● **Given instruction**:
Retype the listing below line for line, but only from the line with "Recreate this image as a Python" down to the line with "import numpy as np", inclusive. Pictures stay out.

Dataset excerpt:
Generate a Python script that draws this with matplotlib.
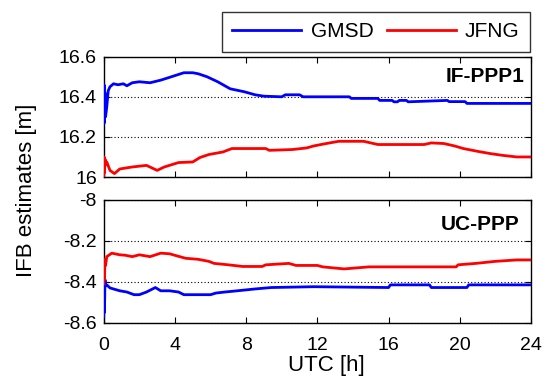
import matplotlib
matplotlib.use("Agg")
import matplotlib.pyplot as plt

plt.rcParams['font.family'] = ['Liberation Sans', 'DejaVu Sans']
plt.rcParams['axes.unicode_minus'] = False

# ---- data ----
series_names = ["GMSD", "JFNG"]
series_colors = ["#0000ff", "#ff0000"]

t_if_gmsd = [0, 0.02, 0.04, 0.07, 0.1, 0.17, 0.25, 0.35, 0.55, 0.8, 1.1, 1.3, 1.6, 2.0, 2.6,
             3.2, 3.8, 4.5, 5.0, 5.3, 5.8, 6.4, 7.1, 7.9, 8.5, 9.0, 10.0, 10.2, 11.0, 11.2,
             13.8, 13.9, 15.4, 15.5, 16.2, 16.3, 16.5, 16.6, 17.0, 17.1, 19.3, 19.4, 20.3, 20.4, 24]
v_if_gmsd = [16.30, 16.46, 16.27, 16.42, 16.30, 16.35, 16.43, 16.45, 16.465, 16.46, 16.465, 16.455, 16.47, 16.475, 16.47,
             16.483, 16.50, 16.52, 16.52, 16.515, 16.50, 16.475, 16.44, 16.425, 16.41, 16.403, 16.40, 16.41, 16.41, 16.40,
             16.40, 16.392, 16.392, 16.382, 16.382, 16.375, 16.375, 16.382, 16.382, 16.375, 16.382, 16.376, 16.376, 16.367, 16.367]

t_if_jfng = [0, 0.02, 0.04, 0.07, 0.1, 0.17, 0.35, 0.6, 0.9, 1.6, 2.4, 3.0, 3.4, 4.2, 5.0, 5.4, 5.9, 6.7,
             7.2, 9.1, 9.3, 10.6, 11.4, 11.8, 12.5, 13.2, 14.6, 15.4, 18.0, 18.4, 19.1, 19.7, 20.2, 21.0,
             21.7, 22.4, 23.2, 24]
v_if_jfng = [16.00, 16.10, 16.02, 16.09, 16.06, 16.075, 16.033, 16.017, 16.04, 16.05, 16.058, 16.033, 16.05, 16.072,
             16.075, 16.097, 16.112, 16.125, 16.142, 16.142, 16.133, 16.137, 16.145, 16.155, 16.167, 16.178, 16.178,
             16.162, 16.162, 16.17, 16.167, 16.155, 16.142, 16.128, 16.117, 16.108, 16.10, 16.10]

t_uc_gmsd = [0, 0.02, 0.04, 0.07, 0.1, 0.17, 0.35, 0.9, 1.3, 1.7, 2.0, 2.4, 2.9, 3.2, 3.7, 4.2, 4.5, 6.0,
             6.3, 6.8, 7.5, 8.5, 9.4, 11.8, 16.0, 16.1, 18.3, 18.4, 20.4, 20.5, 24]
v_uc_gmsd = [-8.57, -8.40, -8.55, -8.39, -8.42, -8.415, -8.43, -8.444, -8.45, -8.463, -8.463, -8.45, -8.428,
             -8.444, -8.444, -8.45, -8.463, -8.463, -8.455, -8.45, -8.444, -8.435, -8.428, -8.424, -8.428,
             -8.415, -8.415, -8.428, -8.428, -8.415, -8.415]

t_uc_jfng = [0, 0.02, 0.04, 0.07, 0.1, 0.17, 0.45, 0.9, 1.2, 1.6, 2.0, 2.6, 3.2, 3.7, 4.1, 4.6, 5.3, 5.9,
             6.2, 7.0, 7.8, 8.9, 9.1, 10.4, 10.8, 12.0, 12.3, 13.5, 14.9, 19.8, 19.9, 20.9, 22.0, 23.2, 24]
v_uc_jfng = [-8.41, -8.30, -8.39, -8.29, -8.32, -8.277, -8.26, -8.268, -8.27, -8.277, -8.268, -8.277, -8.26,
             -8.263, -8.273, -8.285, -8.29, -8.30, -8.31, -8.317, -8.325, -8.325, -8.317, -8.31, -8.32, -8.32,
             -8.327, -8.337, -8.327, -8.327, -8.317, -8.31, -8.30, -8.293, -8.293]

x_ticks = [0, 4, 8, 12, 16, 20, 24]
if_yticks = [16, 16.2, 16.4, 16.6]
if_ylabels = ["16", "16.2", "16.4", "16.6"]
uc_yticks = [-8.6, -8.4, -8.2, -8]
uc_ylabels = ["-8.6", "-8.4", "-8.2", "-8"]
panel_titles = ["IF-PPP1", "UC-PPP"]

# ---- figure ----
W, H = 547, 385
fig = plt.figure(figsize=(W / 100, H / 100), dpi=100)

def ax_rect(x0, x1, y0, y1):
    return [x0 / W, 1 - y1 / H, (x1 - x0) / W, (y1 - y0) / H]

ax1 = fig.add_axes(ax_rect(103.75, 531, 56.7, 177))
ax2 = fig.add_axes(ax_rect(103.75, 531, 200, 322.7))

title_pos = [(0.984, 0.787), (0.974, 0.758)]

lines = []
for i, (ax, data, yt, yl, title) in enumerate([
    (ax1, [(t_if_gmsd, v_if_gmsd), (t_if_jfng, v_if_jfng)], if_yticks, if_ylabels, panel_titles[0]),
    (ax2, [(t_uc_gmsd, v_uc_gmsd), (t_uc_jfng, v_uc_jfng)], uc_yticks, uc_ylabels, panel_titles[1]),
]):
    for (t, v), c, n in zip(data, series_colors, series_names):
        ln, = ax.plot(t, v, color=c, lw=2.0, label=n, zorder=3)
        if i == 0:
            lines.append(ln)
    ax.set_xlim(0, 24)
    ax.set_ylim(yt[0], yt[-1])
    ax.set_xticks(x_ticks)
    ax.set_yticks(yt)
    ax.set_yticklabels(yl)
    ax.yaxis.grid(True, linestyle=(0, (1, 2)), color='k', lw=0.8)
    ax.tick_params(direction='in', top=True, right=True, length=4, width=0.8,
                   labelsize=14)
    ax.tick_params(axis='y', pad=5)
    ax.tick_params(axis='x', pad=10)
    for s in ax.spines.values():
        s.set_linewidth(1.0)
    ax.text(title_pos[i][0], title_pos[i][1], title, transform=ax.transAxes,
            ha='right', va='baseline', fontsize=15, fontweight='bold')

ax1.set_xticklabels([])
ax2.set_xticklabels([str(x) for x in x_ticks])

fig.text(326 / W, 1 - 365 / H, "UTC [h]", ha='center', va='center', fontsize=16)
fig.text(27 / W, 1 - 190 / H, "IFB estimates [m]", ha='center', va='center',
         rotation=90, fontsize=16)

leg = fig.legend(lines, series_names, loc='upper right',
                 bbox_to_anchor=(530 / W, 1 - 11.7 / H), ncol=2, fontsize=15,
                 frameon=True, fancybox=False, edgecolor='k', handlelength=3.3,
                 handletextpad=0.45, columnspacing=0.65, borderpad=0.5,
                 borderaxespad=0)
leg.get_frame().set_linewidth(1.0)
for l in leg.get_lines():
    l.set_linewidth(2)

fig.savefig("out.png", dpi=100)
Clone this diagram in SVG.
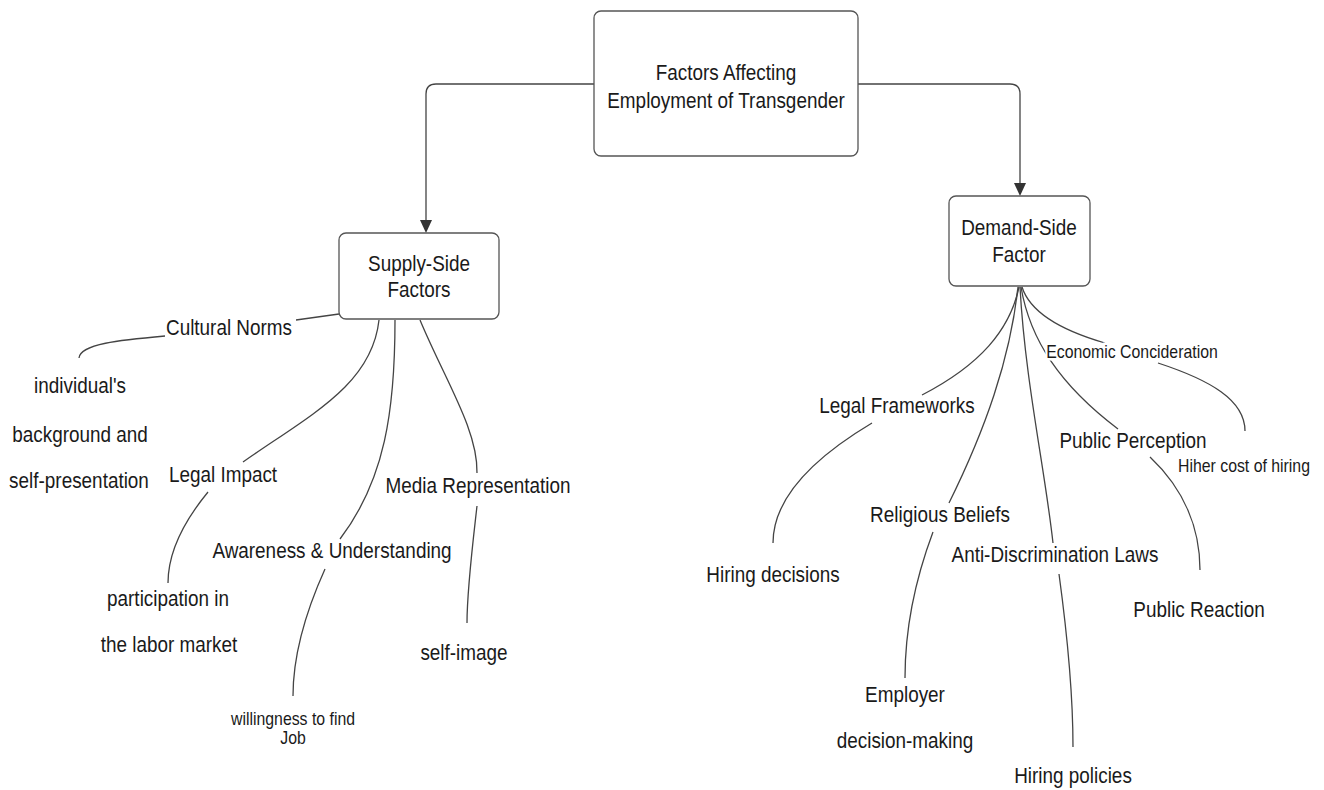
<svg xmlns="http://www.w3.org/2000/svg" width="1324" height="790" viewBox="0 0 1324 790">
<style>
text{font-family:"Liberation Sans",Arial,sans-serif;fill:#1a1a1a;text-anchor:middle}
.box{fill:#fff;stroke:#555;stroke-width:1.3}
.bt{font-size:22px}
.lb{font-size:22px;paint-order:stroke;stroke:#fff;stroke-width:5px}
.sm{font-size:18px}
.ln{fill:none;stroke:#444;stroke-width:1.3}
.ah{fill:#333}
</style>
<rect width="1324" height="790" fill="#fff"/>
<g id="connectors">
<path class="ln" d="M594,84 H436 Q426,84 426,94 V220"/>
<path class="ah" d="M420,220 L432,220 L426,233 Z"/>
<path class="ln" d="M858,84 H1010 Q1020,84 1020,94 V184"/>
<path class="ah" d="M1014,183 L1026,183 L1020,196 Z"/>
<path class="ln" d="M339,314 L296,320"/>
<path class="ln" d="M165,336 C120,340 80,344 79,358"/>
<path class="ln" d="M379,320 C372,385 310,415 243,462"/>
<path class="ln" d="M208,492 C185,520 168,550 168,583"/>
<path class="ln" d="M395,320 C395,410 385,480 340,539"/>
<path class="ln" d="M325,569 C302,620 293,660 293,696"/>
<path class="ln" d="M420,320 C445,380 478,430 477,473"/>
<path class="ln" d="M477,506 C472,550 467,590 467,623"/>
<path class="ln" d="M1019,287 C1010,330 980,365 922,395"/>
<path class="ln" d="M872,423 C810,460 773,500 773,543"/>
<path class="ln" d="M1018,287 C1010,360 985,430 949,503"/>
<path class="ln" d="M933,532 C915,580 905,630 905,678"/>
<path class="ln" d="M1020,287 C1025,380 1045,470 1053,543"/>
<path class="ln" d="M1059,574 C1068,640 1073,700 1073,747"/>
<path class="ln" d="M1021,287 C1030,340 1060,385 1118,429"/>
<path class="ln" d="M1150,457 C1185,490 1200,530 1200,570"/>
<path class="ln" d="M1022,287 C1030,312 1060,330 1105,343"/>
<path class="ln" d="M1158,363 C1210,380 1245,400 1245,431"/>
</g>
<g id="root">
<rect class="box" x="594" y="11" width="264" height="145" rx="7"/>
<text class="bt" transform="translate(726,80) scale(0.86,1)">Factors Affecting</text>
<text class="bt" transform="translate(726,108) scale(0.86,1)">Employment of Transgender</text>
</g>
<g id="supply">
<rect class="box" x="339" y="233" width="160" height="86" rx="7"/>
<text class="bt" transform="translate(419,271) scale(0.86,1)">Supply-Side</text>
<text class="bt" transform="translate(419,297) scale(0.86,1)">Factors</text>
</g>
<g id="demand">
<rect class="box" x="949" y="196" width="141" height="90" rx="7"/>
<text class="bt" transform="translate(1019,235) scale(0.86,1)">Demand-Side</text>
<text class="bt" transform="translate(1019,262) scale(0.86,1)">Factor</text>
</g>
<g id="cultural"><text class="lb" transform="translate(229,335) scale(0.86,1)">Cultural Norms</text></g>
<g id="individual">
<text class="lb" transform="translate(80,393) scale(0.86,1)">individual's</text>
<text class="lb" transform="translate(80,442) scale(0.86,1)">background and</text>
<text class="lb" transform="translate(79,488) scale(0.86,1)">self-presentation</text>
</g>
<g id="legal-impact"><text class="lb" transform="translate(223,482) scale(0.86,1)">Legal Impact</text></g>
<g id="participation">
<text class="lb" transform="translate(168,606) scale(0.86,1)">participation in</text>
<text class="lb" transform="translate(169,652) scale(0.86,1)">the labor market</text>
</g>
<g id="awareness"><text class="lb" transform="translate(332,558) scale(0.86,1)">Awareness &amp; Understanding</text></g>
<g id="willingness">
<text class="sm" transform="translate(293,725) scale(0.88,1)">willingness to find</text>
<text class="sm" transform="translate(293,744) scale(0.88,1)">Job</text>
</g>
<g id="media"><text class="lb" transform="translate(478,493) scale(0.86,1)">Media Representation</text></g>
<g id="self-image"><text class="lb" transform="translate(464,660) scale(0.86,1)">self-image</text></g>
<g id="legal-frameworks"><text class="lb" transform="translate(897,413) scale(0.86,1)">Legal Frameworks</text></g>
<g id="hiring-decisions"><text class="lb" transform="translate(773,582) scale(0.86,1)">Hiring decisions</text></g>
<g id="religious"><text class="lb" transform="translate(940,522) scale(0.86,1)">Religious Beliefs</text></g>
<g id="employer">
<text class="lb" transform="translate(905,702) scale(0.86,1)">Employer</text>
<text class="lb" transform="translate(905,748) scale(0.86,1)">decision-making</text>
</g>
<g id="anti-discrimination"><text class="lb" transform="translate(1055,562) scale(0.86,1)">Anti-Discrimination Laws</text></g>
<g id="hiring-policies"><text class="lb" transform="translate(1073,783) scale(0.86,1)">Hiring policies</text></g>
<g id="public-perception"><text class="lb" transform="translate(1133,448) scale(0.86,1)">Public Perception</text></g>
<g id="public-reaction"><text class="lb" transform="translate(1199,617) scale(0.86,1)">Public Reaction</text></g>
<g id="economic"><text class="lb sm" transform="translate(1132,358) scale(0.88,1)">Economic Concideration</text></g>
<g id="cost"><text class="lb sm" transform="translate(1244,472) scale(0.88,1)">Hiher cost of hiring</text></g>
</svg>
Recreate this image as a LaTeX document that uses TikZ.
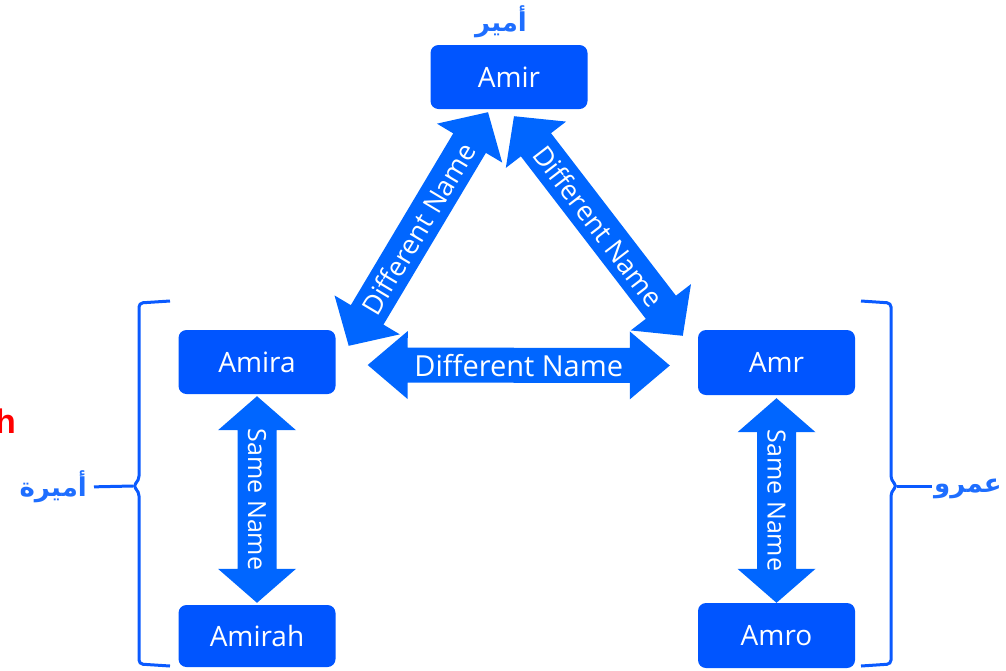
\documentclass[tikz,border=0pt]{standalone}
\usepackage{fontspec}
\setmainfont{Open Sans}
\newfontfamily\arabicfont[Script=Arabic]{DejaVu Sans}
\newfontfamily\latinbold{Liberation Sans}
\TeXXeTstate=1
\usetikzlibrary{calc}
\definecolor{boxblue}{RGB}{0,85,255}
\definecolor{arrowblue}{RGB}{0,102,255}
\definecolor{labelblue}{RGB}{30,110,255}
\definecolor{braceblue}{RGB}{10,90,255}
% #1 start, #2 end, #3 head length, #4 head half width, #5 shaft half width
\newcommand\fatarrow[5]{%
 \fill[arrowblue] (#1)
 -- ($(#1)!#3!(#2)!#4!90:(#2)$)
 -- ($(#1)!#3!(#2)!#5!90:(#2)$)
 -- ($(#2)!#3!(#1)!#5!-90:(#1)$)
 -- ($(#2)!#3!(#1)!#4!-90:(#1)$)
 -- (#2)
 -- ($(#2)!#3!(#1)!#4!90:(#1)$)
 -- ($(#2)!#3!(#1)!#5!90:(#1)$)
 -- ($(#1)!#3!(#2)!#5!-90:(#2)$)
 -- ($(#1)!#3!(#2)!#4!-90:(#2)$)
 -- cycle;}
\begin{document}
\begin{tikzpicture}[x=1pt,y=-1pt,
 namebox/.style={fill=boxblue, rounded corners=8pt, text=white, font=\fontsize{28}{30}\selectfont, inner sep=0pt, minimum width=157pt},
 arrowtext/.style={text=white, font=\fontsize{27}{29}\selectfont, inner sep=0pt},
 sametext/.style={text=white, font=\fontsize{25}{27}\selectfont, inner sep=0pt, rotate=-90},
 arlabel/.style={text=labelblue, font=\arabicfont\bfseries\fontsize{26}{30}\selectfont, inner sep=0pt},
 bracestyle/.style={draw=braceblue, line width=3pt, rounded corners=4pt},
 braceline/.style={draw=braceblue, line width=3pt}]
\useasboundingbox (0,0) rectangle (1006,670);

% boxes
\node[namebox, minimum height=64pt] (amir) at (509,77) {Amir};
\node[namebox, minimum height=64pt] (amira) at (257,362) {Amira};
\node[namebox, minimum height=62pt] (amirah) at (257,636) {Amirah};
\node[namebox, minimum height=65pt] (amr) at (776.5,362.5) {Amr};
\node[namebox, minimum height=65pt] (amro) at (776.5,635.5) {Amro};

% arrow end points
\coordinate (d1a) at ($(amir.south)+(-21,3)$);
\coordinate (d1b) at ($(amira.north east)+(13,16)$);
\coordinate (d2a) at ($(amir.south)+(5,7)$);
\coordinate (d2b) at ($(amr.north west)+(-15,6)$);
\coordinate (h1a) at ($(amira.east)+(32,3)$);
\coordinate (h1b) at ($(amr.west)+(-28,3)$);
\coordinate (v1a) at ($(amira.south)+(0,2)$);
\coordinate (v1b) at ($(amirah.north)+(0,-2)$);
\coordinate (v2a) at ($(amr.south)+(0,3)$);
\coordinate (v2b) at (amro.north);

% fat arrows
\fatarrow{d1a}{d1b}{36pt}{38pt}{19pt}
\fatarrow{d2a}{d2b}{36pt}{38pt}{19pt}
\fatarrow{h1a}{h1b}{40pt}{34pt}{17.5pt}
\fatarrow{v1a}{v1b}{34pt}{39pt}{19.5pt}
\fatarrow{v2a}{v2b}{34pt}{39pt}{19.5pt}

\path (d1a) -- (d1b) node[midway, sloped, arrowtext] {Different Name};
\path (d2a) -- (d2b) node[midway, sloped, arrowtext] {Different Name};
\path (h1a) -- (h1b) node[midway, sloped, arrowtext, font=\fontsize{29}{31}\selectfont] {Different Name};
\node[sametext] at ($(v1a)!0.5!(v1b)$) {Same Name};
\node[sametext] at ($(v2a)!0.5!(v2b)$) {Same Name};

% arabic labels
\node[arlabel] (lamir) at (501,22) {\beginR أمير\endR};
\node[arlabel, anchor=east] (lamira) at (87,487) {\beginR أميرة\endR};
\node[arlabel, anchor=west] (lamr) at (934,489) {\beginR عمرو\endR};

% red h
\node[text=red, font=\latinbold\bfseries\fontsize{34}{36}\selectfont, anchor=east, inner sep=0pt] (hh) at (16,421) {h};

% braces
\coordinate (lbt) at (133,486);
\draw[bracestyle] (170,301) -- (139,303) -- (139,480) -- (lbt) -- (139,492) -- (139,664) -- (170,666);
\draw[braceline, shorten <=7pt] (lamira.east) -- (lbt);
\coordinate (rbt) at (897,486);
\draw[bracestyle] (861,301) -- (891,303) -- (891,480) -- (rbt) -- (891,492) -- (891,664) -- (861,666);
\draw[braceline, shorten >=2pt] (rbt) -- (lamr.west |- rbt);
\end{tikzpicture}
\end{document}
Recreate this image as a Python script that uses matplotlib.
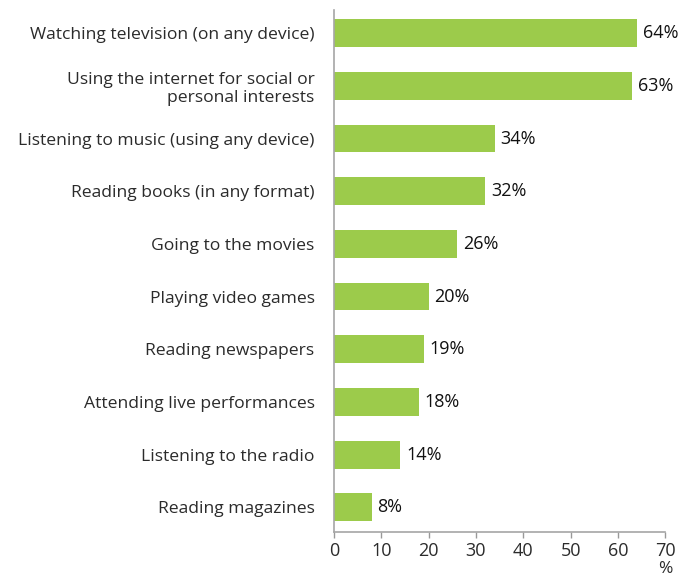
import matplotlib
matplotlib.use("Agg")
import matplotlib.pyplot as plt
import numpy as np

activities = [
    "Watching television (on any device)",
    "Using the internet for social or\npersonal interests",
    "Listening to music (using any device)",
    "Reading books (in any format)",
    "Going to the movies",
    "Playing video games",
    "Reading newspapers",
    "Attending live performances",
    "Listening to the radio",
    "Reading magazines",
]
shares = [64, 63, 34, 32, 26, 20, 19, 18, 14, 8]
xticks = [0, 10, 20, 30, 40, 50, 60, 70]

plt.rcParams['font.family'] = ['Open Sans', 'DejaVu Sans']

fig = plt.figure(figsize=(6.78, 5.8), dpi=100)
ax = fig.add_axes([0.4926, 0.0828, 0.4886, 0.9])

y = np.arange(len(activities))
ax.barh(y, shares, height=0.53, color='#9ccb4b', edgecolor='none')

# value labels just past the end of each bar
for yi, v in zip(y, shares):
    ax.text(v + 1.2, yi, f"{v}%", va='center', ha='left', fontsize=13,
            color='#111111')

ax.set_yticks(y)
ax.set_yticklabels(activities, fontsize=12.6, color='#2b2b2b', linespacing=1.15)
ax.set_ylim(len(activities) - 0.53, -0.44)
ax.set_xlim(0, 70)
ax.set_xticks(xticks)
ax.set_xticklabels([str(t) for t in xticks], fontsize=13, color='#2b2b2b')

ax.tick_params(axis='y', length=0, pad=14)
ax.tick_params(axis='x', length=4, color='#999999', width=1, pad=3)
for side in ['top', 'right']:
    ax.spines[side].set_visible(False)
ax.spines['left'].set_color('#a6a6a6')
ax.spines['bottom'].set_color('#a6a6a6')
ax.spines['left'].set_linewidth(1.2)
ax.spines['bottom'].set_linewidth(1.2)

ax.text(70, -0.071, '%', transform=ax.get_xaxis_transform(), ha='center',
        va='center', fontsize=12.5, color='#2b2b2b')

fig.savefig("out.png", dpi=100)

● **Solution**:
Recreate this image as a Python script that uses matplotlib.
import matplotlib
matplotlib.use("Agg")
import matplotlib.pyplot as plt
import numpy as np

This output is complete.